Zooming out, I think there’s a continuum of media “richness” that we’re moving forward on – from simple text to audio and images to video and immersive media like VR. As this happens, we learn which use cases are enhanced a lot by a more rich medium and which aren’t. I still believe any medium and format, with the right mechanic, can be a strong entry point in consumer social today (regarding binary success or failure, not necessarily market size). If you’re building in a less ‘rich’ medium, you have to do it for the appropriate use case and 10x better. Or you have to be open to adapting your format quickly as your product matures, your user base grows, and the landscape evolves.
Sar: The consumer apps world has the biggest winners and the largest number of failures. Unlike the enterprise world, it is much more volatile and prone to luck and timing. How would you make a case to convince more people to work on consumer apps in 2023?
Anu: Building consumer apps is one of the best ways to deliver creative contribution and cultural impact at scale. Another great way to do this, in my opinion, is to create art that’s either consumable (e.g., films) or interactive (e.g., games).
Consumer social is a more extreme microcosm of the broader consumer startup world. And many consumer social builders are more driven by cultural impact than money (though in an ideal world, the latter follows). I also often joke that consumer social startup builders are the starving artists of tech. They can be heavily driven by creative contribution and realizing an artistic vision. There’s a theory that “creatives” have an inverted Maslow’s hierarchy of needs – they seek self-actualization and creative fulfillment first, then esteem, relationships, and so on, as long as their primary pursuit isn’t hurt. It’s hard for me not to see merit in these generalizations – they often resonate with people deep in the space.

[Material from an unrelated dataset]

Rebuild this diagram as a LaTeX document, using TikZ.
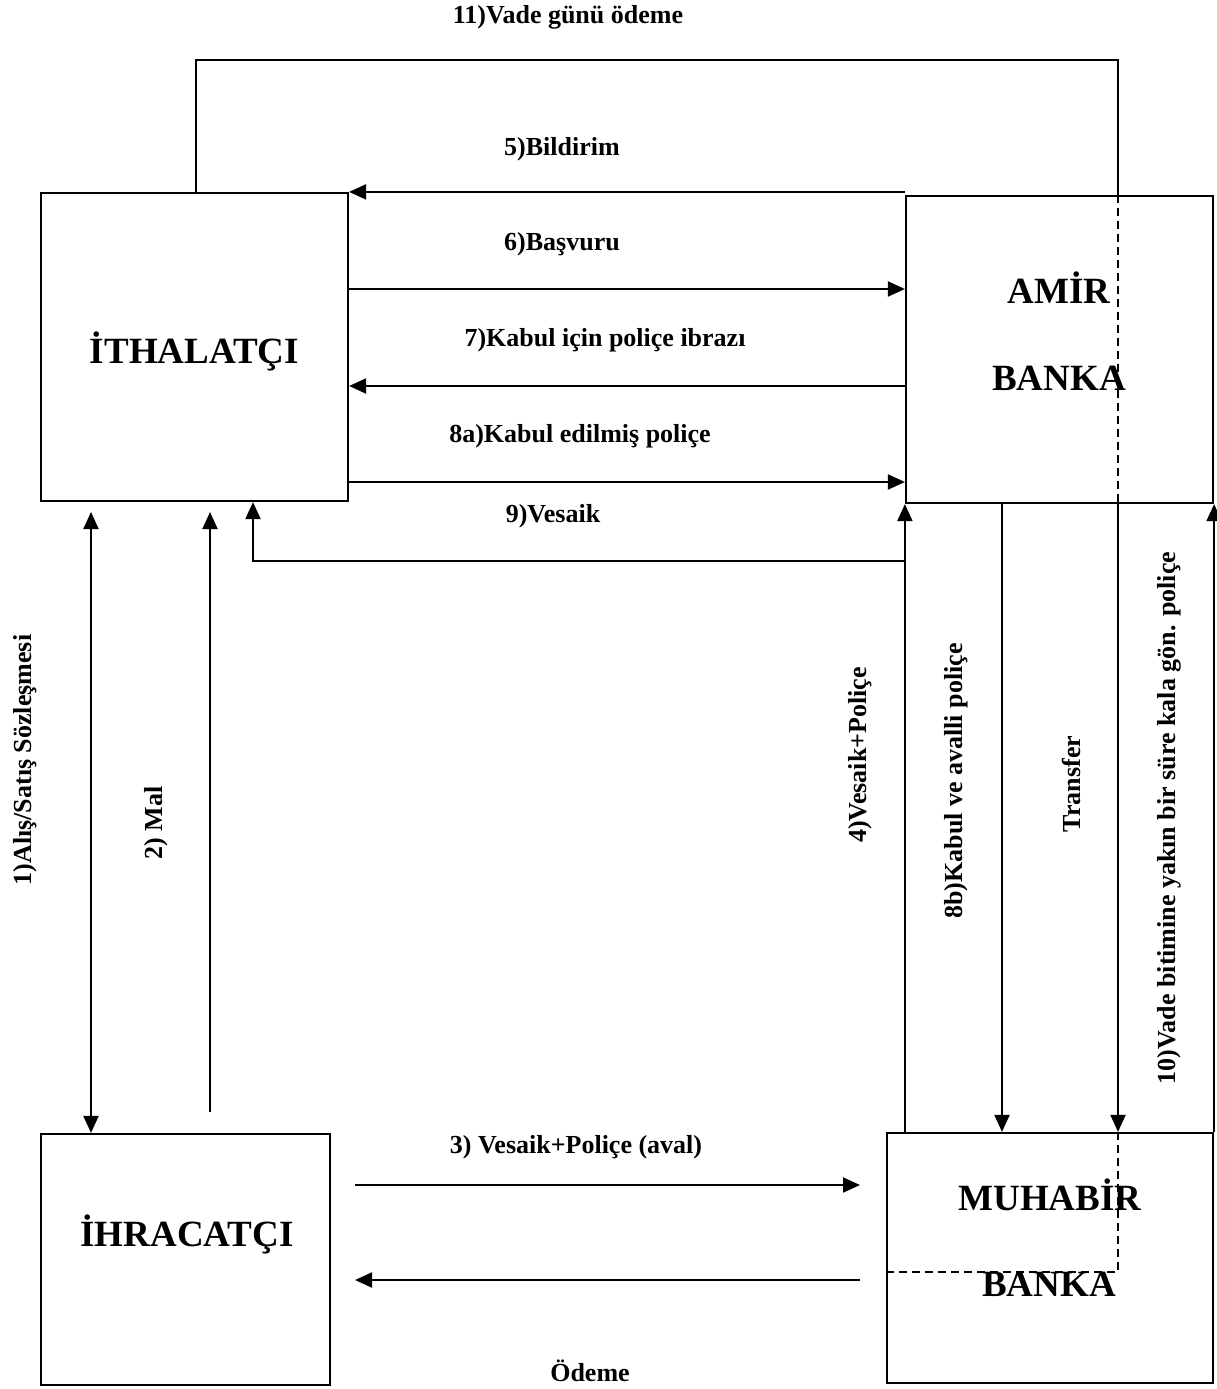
\documentclass[tikz,border=0pt]{standalone}
\usepackage{fontspec}
\setmainfont{Liberation Serif}
\usetikzlibrary{arrows.meta}
\begin{document}
\begin{tikzpicture}[x=1pt,y=-1pt,
  box/.style={draw,line width=2.2pt,inner sep=0pt,rectangle},
  big/.style={font=\fontsize{37}{44}\selectfont\bfseries,anchor=base,inner sep=0pt},
  lab/.style={font=\fontsize{26}{31}\selectfont\bfseries,anchor=base,inner sep=0pt},
  vlab/.style={lab,rotate=90},
  conn/.style={line width=2pt},
  arr/.style={conn,-{Triangle[length=17pt,width=15pt]}},
  darr/.style={conn,{Triangle[length=17pt,width=15pt]}-{Triangle[length=17pt,width=15pt]}},
  dashline/.style={line width=1.8pt,dash pattern=on 8pt off 5pt}
]
\useasboundingbox (0,0) rectangle (1217,1389);
\fill[white] (0,0) rectangle (1217,1389);

% boxes
\node[box,minimum width=307pt,minimum height=308pt] (ith) at (194.5,347) {};
\node[box,minimum width=307pt,minimum height=307pt] (amir) at (1059.5,349.5) {};
\node[box,minimum width=289pt,minimum height=251pt] (ihr) at (185.5,1259.5) {};
\node[box,minimum width=326pt,minimum height=250pt] (muh) at (1050,1258) {};

% box texts
\node[big] (tith) at (194.5,363) {İTHALATÇI};
\node[big] (tamir1) at (1059,303) {AMİR};
\node[big] (tamir2) at (1059,390) {BANKA};
\node[big] (tihr) at (187,1246) {İHRACATÇI};
\node[big] (tmuh1) at (1050,1210) {MUHABİR};
\node[big] (tmuh2) at (1049,1296) {BANKA};

% free-end coordinates
\coordinate (c1top) at (91,512);
\coordinate (c2a) at (210,1112);
\coordinate (c2b) at (210,512);
\coordinate (c11) at (1118,60);
\coordinate (c11d) at (1118,1272);
\coordinate (c3a) at (355,1185);
\coordinate (c3b) at (860,1185);
\coordinate (coda) at (860,1280);
\coordinate (codb) at (355,1280);
\coordinate (c9) at (253,561);

% 11) Vade gunu odeme
\draw[conn] (ith.north -| 196,0) |- (c11) -- (amir.north -| c11);
\draw[dashline] (amir.north -| c11) -- (amir.south -| c11);
\draw[arr] (amir.south -| c11) -- (muh.north -| c11);
\draw[dashline] (muh.north -| c11) -- (c11d) -- (muh.west |- c11d);

% horizontal arrows ITHALATCI <-> AMIR
\draw[arr] (ith.north east -| amir.west) -- (ith.north east);
\draw[arr] (ith.east |- 0,289) -- (amir.west |- 0,289);
\draw[arr] (amir.west |- 0,386) -- (ith.east |- 0,386);
\draw[arr] (ith.east |- 0,482) -- (amir.west |- 0,482);
\draw[arr] (amir.west |- c9) -- (c9) -- (ith.south -| c9);

% left verticals
\draw[darr] (c1top) -- (ihr.north -| c1top);
\draw[arr] (c2a) -- (c2b);

% right verticals
\draw[arr] (muh.north -| amir.south west) -- (amir.south west);
\draw[arr] (amir.south -| 1002,0) -- (muh.north -| 1002,0);
\draw[arr] (muh.north east) -- (amir.south east);

% bottom arrows
\draw[arr] (c3a) -- (c3b);
\draw[arr] (coda) -- (codb);

% labels
\node[lab] (l11) at (568,24) {11)Vade günü ödeme};
\node[lab] (l5) at (562,155) {5)Bildirim};
\node[lab] (l6) at (562,250) {6)Başvuru};
\node[lab] (l7) at (605,346) {7)Kabul için poliçe ibrazı};
\node[lab] (l8a) at (580,442) {8a)Kabul edilmiş poliçe};
\node[lab] (l9) at (553,522) {9)Vesaik};
\node[lab] (l3) at (576,1153) {3) Vesaik+Poliçe (aval)};
\node[lab] (lod) at (590,1381) {Ödeme};

\node[vlab] (l1) at (31,760) {1)Alış/Satış Sözleşmesi};
\node[vlab] (l2) at (162,823) {2) Mal};
\node[vlab] (l4) at (866,755) {4)Vesaik+Poliçe};
\node[vlab] (l8b) at (962,781) {8b)Kabul ve avalli poliçe};
\node[vlab] (ltr) at (1080,784) {Transfer};
\node[vlab] (l10) at (1175,818) {10)Vade bitimine yakın bir süre kala gön. poliçe};
\end{tikzpicture}
\end{document}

I don’t have an agenda to convince more people to build in consumer, because if it’s not a good fit for you, you’ll find yourself miserable. But, if it is a good fit for you, don’t get convinced out of it by the very people that it’s not a good fit for ;)
Sar: I’m biased in favor of ad-based apps that the vast majority of the world can use and the diversity of content you get from not restricting the app to people from certain groups and geographies. Make a case for paywalled social apps that should make me reevaluate my stance.
Anu: You don’t see ads in the early stages of most products because it’s clearly a worse experience for users than just not having ads. And at that stage, users aren’t sold enough on the product’s utility or locked in with switching costs to put up with them. That’s the simplistic argument against ads – they’re not aligned with user interests.
I’m biased in favor of freemium models since they can give you the best of both. Let anyone get the core experience for free but with ads. For users that value the product highly and are willing to pay, let them remove ads (or whatever tax you’re placing on free accounts) and give them access to additional value-add features. This way, products largely can still serve a broad and diverse user base and maintain the opportunity to have a massive cultural impact.
In the freemium model – whether the upsell is in-app payments, subscriptions, etc. – deciding which features to build and which to put behind a paywall is the hard part. And most social networks have never really explored willingness to pay, but everyone’s experimenting with it now after seeing plateauing user growth and pressure on the advertising business.